But an encode that takes up something like 40% more space will look better. Its just science. And the reason, as I said, that HD-DVD and Blu-Ray releases look identical is because Blu-Ray gets the HD-DVD encode--so your not seeing its actual capability; your just seeing it play an HD-DVD encode, so of course it looks identical. The demise of HD-DVD will be beneficial because then companies can start making the Blu-ray encodes 50 GB instead of 30 GB.
I'm not sure what your issue is 30 GB versus 50 GB--theres going to be an improvement in picture. I can't see how you can dispute this.
I'm not sure what your issue is 30 GB versus 50 GB--theres going to be an improvement in picture. I can't see how you can dispute this.

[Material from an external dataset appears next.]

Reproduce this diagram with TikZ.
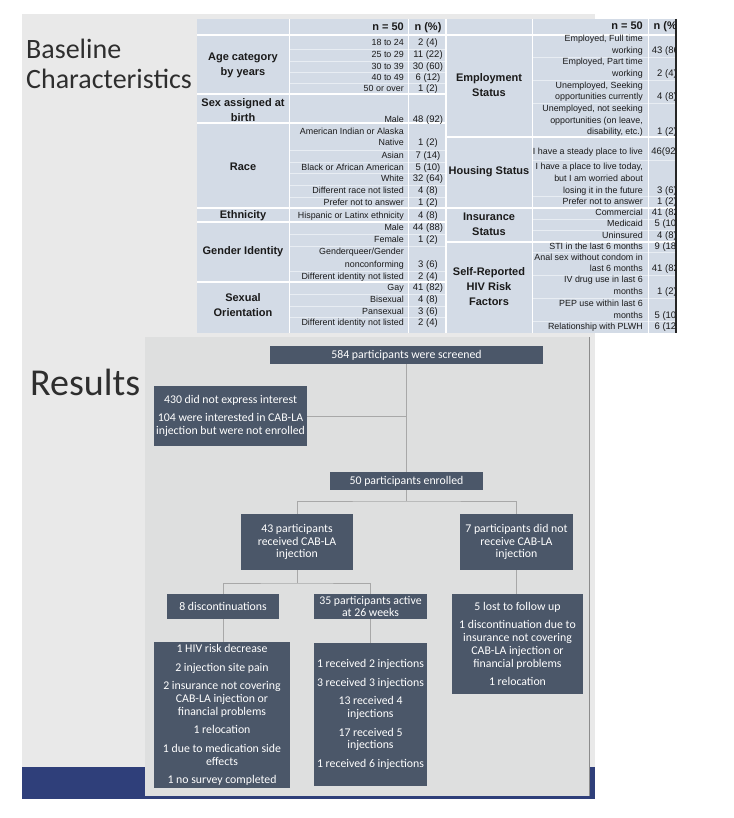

I'm not disputing it - I'm just questioning the practicality of it. Again, if the difference were that noticeable, don'tcha think think BR would ask or pay for a newer encode? How much trouble do you really think that is? Don't you think that would be an important enough benefit for Blu-Ray to show off?
Think about it - while in competition with HD-DVD, what you are getting from BR is the same encode/quality with a more expensive player ! WHAT A BARGAIN! What, then, is the value of Blu-Ray? Even the list given by dumb_kid doesn't break 40Gbs. I'm wondering how many of those discs are breaking 30Gnbs due to extra features such as extra commentaries (which would benefit from a higher bitrate) or extra material. That being said, I'm all for the extra material, but I don't think you are going to see video encodes with higher bitrates when HD-DVD is gone. There's no point at that point.
It's all about diminishing returns. It's one thing to say BR has more storage capacity and a higher bitrate, but until these are shown to provide a significant improvement over HD-DVD, then you are simply paying a premium BR price for something you could get cheaper with HD-DVD.
This isn't a fan-boy plea for HD-DVD as a product, or even as a technology - I'm just pointing out that BR isn't making much of an issue about this with competition, so what makes you think things are going to be much different without competition. Do you think the costs of BR players would have dropped so quickly without HD-DVD as a competition format?
Not to mention the fact that, with HD-DVD out of the picture, BR is more likely to start using region-coding and BD+, which have been part of the spec from day one, and yet gone curiously unused up until now.